• [Problem description]:
Retype the material word for word.
* Begin Supplied information *
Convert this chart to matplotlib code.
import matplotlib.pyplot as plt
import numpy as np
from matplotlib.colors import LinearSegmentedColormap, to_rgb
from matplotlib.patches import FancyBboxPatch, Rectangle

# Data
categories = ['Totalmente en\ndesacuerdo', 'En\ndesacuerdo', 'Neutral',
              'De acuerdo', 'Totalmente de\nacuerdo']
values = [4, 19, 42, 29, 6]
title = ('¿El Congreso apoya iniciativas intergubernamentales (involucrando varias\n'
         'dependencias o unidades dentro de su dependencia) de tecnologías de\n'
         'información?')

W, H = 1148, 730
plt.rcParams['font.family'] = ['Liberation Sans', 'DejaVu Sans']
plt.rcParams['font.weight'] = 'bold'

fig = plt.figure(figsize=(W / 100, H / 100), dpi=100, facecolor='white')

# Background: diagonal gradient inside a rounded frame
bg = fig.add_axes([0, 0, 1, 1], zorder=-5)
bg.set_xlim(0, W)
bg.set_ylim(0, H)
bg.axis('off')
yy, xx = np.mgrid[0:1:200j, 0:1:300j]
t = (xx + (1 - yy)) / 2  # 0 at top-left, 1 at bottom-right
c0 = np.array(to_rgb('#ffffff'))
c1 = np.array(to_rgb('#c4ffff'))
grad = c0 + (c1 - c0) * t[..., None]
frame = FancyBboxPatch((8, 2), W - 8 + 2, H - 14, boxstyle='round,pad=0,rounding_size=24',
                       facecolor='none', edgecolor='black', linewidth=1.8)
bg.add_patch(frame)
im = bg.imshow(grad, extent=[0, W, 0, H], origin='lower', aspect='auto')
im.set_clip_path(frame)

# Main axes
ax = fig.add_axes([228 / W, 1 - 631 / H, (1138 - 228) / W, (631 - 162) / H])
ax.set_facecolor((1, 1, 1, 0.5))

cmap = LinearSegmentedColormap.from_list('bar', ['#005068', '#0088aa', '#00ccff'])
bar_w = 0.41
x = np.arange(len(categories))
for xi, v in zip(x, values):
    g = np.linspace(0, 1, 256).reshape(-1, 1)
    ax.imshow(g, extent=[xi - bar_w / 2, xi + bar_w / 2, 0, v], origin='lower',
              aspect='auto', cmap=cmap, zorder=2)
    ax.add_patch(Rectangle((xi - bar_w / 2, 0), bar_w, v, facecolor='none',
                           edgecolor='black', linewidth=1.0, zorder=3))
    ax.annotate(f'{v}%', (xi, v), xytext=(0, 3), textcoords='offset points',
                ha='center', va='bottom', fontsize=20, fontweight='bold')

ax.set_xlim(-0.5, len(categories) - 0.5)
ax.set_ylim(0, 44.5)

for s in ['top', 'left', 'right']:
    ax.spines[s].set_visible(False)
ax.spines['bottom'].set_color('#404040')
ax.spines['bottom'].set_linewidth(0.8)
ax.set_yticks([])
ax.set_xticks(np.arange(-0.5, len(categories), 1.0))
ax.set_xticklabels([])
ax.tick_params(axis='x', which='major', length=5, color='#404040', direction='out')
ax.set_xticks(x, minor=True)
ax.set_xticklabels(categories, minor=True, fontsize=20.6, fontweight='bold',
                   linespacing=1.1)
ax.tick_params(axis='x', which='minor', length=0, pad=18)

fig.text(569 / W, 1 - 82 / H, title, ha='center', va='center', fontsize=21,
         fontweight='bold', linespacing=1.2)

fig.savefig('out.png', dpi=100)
* End Supplied information *
• [Task solution]:
Convert this chart to matplotlib code.
import matplotlib.pyplot as plt
import numpy as np
from matplotlib.colors import LinearSegmentedColormap, to_rgb
from matplotlib.patches import FancyBboxPatch, Rectangle

# Data
categories = ['Totalmente en\ndesacuerdo', 'En\ndesacuerdo', 'Neutral',
              'De acuerdo', 'Totalmente de\nacuerdo']
values = [4, 19, 42, 29, 6]
title = ('¿El Congreso apoya iniciativas intergubernamentales (involucrando varias\n'
         'dependencias o unidades dentro de su dependencia) de tecnologías de\n'
         'información?')

W, H = 1148, 730
plt.rcParams['font.family'] = ['Liberation Sans', 'DejaVu Sans']
plt.rcParams['font.weight'] = 'bold'

fig = plt.figure(figsize=(W / 100, H / 100), dpi=100, facecolor='white')

# Background: diagonal gradient inside a rounded frame
bg = fig.add_axes([0, 0, 1, 1], zorder=-5)
bg.set_xlim(0, W)
bg.set_ylim(0, H)
bg.axis('off')
yy, xx = np.mgrid[0:1:200j, 0:1:300j]
t = (xx + (1 - yy)) / 2  # 0 at top-left, 1 at bottom-right
c0 = np.array(to_rgb('#ffffff'))
c1 = np.array(to_rgb('#c4ffff'))
grad = c0 + (c1 - c0) * t[..., None]
frame = FancyBboxPatch((8, 2), W - 8 + 2, H - 14, boxstyle='round,pad=0,rounding_size=24',
                       facecolor='none', edgecolor='black', linewidth=1.8)
bg.add_patch(frame)
im = bg.imshow(grad, extent=[0, W, 0, H], origin='lower', aspect='auto')
im.set_clip_path(frame)

# Main axes
ax = fig.add_axes([228 / W, 1 - 631 / H, (1138 - 228) / W, (631 - 162) / H])
ax.set_facecolor((1, 1, 1, 0.5))

cmap = LinearSegmentedColormap.from_list('bar', ['#005068', '#0088aa', '#00ccff'])
bar_w = 0.41
x = np.arange(len(categories))
for xi, v in zip(x, values):
    g = np.linspace(0, 1, 256).reshape(-1, 1)
    ax.imshow(g, extent=[xi - bar_w / 2, xi + bar_w / 2, 0, v], origin='lower',
              aspect='auto', cmap=cmap, zorder=2)
    ax.add_patch(Rectangle((xi - bar_w / 2, 0), bar_w, v, facecolor='none',
                           edgecolor='black', linewidth=1.0, zorder=3))
    ax.annotate(f'{v}%', (xi, v), xytext=(0, 3), textcoords='offset points',
                ha='center', va='bottom', fontsize=20, fontweight='bold')

ax.set_xlim(-0.5, len(categories) - 0.5)
ax.set_ylim(0, 44.5)

for s in ['top', 'left', 'right']:
    ax.spines[s].set_visible(False)
ax.spines['bottom'].set_color('#404040')
ax.spines['bottom'].set_linewidth(0.8)
ax.set_yticks([])
ax.set_xticks(np.arange(-0.5, len(categories), 1.0))
ax.set_xticklabels([])
ax.tick_params(axis='x', which='major', length=5, color='#404040', direction='out')
ax.set_xticks(x, minor=True)
ax.set_xticklabels(categories, minor=True, fontsize=20.6, fontweight='bold',
                   linespacing=1.1)
ax.tick_params(axis='x', which='minor', length=0, pad=18)

fig.text(569 / W, 1 - 82 / H, title, ha='center', va='center', fontsize=21,
         fontweight='bold', linespacing=1.2)

fig.savefig('out.png', dpi=100)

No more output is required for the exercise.